There is a dark almost Russian feeling to the movie that reminded me of the works of Fyodor Dostoyevsky. There’s an almost absurd element to the drama – does anybody really think that it wouldn’t be noticed that a wild-eyed bearded man was living in the loft above their garage? – and I found that rather pleasing.

Bryan Cranston has since breaking out in Breaking Bad become one of America’s most reliable actors. Yes, he’s done a few forgettable movies but he’s generally always memorable in them (with a few exceptions). This is all him – much of the movie is Walter’s voice-over narration – and he’s in virtually every frame of the film. It’s quite a burden to shoulder but Cranston carries it like it’s a bag full of Styrofoam. He’s very likely to get nominated for an Oscar this year – probably not for this one but for the much buzzed about Last Flag Flying – and you can see why in this film why he’s a threat every year to make the Oscar shortlist.

Garner and O’Mara are mostly glimpsed from a distance. This is all Walter’s point of view so often we don’t hear what either one is saying. They largely use body language to get across what their character is feeling. I have to award kudos to Swicord for sticking to her guns and to Garner and O’Mara for going along with her plan. It couldn’t be easy for either actor to sign up for a film where they had so little dialogue but both are an integral part of the movie’s story nonetheless.

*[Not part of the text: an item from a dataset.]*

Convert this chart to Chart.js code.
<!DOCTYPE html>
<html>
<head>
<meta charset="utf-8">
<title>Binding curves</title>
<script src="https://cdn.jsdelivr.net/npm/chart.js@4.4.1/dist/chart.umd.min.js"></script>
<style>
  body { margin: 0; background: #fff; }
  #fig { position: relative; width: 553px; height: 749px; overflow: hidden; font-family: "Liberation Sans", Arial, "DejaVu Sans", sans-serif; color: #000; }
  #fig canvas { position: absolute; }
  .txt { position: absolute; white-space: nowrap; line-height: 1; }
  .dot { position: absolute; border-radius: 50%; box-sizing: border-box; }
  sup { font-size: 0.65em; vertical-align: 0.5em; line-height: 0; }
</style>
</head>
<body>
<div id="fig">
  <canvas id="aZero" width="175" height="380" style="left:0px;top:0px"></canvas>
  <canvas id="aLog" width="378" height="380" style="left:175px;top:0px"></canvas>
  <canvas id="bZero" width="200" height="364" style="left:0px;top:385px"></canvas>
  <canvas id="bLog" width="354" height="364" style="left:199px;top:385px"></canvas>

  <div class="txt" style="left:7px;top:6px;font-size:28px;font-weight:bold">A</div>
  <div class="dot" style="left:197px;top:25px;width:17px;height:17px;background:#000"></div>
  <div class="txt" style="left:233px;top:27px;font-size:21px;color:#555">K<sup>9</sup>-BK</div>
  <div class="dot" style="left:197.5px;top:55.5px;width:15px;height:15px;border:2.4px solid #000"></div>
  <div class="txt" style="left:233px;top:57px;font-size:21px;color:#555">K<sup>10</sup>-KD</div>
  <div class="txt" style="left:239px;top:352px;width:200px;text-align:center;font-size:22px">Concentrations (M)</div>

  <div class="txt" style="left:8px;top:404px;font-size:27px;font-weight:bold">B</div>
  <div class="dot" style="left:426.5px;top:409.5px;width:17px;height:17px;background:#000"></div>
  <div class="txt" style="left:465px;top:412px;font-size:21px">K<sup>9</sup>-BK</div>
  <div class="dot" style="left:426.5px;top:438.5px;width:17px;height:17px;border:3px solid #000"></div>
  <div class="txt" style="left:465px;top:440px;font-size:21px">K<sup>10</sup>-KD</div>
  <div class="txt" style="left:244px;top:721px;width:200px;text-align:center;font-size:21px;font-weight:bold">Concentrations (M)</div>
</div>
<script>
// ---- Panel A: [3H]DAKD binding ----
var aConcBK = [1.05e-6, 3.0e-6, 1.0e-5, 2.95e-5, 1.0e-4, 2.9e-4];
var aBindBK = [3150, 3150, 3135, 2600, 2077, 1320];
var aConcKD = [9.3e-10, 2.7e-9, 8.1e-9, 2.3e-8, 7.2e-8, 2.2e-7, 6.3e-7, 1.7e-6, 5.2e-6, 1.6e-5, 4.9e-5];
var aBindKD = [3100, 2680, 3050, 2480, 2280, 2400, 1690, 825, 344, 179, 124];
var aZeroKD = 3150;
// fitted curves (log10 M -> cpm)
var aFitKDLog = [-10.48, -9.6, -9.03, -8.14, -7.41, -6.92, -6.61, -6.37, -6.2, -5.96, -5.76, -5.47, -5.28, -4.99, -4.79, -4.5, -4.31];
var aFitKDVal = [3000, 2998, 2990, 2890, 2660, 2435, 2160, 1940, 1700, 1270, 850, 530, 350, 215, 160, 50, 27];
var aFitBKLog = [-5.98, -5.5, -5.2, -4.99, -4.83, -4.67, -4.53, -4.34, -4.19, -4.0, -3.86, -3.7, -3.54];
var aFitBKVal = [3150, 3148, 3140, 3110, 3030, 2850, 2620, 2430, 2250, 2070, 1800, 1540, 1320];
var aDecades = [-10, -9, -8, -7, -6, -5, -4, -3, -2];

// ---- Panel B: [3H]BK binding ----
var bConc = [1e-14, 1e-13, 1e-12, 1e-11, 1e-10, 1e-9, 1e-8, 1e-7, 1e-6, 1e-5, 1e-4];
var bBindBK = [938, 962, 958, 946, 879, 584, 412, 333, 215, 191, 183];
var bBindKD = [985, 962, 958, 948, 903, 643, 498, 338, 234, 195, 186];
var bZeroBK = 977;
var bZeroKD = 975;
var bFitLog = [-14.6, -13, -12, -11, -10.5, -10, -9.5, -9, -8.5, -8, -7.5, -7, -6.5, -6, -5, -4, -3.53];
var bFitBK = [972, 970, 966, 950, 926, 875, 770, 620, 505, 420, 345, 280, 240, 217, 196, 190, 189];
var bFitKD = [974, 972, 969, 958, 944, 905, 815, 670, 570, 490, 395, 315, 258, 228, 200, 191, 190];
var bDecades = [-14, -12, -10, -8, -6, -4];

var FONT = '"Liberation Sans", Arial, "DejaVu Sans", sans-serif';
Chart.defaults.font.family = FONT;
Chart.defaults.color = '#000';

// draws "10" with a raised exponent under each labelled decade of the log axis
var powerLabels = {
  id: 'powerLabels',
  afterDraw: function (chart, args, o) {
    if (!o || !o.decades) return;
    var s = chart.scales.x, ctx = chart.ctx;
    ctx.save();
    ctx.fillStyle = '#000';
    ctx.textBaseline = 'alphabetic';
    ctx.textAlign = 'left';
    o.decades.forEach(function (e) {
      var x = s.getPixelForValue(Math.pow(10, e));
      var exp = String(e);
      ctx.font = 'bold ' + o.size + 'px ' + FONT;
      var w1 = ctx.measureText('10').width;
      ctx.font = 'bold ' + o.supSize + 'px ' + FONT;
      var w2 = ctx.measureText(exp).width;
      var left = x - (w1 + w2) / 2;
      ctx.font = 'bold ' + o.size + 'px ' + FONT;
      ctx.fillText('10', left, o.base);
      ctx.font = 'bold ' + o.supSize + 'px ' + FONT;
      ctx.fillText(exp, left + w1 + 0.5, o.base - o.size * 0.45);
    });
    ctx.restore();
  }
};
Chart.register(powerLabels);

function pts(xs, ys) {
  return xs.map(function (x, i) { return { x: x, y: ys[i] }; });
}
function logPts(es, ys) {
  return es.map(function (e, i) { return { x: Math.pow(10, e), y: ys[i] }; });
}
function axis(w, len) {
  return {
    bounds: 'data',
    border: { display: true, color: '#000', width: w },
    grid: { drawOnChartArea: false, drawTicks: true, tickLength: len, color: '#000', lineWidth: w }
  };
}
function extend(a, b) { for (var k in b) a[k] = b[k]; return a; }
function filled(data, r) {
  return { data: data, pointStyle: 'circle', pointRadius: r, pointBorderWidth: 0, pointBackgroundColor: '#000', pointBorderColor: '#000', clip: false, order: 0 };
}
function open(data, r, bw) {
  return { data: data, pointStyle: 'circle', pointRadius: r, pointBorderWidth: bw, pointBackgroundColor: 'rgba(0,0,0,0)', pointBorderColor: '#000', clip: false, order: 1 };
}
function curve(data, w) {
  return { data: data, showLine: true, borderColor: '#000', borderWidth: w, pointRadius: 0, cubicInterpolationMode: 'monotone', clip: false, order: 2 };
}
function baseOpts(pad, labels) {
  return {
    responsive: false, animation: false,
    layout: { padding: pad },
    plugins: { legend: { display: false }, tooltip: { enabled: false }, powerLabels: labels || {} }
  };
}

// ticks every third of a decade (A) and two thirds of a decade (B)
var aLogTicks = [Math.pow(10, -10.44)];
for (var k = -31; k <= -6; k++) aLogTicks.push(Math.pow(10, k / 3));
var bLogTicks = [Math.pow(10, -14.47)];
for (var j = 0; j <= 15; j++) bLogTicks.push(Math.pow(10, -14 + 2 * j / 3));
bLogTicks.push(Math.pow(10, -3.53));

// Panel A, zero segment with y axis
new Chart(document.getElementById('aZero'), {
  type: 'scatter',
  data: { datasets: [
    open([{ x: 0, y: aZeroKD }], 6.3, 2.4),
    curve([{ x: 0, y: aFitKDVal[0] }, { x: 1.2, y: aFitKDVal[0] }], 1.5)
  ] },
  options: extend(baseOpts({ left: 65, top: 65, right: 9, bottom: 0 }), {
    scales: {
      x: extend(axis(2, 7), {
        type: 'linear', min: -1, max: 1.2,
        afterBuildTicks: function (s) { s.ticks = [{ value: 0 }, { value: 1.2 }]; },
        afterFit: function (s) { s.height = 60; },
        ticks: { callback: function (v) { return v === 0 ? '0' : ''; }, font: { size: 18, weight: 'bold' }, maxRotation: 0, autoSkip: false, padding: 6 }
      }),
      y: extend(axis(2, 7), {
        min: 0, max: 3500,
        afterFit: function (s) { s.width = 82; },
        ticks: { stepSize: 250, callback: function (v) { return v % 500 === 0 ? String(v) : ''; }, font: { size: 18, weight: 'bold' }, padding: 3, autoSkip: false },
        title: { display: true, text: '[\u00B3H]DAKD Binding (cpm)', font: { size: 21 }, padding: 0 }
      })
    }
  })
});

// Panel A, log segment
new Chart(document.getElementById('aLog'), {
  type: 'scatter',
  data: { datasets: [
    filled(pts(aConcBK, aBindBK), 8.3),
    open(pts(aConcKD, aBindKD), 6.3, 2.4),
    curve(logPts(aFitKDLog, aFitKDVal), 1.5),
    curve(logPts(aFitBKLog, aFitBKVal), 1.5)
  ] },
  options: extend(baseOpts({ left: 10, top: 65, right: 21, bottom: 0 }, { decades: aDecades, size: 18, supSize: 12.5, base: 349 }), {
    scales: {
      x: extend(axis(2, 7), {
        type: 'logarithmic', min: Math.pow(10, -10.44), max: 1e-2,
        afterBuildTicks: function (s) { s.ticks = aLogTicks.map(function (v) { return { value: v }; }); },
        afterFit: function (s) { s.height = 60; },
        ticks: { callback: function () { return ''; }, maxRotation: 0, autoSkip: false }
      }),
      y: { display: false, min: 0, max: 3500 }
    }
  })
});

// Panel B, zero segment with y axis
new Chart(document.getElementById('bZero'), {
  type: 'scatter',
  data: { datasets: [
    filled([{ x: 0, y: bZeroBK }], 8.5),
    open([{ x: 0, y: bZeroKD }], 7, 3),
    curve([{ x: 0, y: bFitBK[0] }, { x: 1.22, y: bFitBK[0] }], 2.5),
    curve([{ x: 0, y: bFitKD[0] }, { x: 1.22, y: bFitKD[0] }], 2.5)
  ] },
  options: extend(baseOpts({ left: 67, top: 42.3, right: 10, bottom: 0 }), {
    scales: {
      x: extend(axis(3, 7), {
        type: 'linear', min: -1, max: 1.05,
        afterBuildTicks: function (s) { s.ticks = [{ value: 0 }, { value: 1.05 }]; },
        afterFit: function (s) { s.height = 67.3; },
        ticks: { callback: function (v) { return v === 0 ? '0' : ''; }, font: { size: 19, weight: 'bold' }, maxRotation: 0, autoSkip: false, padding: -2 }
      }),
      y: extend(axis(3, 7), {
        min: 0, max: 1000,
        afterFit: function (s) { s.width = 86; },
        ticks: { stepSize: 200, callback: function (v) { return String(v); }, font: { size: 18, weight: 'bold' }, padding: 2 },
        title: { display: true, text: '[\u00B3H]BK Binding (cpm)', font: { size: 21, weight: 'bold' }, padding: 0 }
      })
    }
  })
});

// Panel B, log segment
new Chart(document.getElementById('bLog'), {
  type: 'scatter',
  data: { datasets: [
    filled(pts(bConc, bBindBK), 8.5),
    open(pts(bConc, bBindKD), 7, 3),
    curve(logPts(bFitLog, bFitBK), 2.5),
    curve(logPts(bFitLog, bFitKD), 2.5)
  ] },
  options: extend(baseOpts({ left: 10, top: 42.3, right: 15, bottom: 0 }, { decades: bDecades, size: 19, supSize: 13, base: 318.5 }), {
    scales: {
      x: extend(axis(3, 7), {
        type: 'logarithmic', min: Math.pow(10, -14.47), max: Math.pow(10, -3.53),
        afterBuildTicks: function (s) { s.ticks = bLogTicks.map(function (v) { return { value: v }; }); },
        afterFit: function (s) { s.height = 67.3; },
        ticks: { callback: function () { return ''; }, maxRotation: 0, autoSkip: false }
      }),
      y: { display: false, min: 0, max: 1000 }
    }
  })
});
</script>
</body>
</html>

Howard isn’t a very likable character to say the least. Most of the time in his narration he is full of nasty little asides about various people in his life. Some of his zingers are dang funny but you realize that there is a kind of nastiness to him that he might just get off on demeaning others. One quickly comes to the realization that the problem in Howard’s marriage…is Howard. The man himself takes much longer to come to that conclusion than the audience does.

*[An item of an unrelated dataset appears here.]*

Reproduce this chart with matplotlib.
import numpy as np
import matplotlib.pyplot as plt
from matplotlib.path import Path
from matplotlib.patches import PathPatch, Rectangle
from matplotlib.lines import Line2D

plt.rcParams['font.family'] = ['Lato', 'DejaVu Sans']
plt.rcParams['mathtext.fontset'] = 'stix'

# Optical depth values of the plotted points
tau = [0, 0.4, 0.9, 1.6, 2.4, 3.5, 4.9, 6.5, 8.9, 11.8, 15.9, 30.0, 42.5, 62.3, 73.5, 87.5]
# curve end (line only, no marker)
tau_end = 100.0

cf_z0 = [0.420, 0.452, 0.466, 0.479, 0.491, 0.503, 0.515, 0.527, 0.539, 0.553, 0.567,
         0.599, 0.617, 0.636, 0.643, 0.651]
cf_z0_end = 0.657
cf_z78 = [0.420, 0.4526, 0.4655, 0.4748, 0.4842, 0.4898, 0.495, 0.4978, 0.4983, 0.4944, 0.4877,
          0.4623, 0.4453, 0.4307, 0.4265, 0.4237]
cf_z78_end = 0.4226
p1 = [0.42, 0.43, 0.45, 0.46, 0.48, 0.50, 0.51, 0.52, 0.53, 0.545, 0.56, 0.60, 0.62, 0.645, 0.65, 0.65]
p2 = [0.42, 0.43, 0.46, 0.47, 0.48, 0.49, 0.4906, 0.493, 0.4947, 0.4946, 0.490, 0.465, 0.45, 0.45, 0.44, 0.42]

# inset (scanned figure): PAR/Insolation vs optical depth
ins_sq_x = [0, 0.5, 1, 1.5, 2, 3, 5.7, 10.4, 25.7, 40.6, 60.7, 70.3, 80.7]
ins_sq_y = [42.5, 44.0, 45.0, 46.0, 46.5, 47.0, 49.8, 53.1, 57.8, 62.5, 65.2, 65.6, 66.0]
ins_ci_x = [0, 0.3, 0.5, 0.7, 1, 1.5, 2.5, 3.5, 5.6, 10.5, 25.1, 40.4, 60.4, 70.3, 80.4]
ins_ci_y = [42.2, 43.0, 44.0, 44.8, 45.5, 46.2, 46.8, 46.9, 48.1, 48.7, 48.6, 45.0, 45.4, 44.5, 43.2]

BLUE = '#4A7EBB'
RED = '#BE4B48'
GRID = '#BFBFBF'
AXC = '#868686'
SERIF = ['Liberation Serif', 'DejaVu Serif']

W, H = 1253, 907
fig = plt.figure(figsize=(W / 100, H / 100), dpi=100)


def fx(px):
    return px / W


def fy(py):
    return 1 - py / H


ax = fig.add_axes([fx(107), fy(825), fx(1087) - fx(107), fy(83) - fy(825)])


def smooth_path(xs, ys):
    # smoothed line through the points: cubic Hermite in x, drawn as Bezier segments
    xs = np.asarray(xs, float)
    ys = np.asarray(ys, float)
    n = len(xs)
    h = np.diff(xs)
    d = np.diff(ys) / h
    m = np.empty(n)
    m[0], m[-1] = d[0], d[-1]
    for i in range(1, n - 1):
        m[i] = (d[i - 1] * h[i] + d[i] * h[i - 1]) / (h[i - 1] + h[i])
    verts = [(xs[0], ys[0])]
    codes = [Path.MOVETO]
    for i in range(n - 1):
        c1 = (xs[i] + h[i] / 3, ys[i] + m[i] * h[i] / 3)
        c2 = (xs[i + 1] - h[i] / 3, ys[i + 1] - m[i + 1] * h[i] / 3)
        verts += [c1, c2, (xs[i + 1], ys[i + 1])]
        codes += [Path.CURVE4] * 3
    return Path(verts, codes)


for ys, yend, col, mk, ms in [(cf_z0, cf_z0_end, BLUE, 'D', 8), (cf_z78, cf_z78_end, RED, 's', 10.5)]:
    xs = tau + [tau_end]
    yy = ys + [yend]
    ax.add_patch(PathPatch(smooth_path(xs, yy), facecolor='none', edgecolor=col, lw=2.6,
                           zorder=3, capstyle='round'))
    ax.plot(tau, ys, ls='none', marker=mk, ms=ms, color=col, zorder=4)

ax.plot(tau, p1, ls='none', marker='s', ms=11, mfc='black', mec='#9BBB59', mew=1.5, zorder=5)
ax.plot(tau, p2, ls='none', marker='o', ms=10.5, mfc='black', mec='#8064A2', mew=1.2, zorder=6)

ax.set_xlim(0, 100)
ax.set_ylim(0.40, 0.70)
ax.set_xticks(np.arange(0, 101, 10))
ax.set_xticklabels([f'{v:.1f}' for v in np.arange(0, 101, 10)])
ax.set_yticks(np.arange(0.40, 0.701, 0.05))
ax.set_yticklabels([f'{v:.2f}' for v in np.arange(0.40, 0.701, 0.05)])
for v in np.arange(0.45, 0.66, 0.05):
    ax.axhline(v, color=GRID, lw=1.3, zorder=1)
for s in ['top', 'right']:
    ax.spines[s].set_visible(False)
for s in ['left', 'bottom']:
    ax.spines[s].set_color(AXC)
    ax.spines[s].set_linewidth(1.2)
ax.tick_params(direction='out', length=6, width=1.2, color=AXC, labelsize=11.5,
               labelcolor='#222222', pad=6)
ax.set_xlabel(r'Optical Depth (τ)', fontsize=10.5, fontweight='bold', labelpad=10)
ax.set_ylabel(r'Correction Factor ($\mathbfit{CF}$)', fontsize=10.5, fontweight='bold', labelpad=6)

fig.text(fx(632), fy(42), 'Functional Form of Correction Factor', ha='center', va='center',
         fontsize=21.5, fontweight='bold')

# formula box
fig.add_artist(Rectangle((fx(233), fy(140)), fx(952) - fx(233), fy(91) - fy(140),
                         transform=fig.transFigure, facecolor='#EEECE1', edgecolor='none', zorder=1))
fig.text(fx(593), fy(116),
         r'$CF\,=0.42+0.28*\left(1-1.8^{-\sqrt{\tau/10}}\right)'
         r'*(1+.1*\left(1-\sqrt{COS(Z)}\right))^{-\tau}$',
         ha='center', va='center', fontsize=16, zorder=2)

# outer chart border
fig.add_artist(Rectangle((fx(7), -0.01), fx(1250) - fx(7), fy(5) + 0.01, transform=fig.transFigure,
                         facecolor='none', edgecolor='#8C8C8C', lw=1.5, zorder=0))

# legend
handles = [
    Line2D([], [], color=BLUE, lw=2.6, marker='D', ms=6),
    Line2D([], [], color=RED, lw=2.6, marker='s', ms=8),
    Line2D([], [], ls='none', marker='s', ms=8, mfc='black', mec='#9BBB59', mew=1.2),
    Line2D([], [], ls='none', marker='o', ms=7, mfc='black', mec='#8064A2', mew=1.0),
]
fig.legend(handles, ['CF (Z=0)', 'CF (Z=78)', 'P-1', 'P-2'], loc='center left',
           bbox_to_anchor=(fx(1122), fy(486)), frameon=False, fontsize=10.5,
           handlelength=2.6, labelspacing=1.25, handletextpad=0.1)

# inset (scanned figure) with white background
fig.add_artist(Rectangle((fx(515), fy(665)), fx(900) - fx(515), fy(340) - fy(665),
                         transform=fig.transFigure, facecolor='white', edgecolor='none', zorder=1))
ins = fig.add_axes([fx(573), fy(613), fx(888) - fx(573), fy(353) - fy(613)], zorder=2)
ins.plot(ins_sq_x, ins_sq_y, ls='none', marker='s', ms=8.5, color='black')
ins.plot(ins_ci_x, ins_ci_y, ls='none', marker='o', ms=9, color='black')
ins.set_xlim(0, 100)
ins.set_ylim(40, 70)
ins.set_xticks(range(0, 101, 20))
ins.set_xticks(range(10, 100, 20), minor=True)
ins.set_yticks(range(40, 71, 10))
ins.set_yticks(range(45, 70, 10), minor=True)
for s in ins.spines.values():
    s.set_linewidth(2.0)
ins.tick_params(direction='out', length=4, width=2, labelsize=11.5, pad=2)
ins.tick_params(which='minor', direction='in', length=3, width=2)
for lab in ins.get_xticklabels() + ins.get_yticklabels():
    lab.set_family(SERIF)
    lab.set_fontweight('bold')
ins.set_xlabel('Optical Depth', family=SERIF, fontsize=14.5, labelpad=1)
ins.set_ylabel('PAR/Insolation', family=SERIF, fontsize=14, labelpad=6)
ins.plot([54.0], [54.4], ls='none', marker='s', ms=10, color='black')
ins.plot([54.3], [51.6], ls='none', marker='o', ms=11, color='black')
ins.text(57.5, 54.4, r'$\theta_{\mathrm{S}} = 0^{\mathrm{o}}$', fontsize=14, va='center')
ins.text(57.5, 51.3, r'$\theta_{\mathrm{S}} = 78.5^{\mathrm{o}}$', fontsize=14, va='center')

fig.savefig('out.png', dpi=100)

This is an interesting character study but the movie isn’t really an essential one. With a performance as mesmerizing as Cranston’s is here one has to recommend it on that basis alone but frankly this won’t be one of the more stellar indie films this year in terms of quality. It’s solid though and definitely worth seeing if you can manage it but if you can’t it’s not a great loss either. Still, the central theme of going out of ourselves to get to truly know ourselves is well-handled and there is quality here. Definitely keep an eye out for it and check it out if you can.

REASONS TO GO: This is Cranston’s show and he makes the most of it. There’s a Dostoyevsky-like vibe to the film. It’s an interesting character study.
REASONS TO STAY: The film is a little bit on the mean-spirited side. It’s interesting but not essential.
FAMILY VALUES: There is some sexuality as well as profanity.
TRIVIAL PURSUIT: The film is based on the E.L. Doctorow short story of the same name that appeared in the January 14, 2008 issue of The New Yorker which was in turn based on the Nathaniel Hawthorne story of the same name published in 1835.
BEYOND THE THEATERS: Amazon, Google Play, iTunes, Vudu, YouTube
CRITICAL MASS: As of 8/15/17: Rotten Tomatoes: 75% positive reviews. Metacritic: 62/100.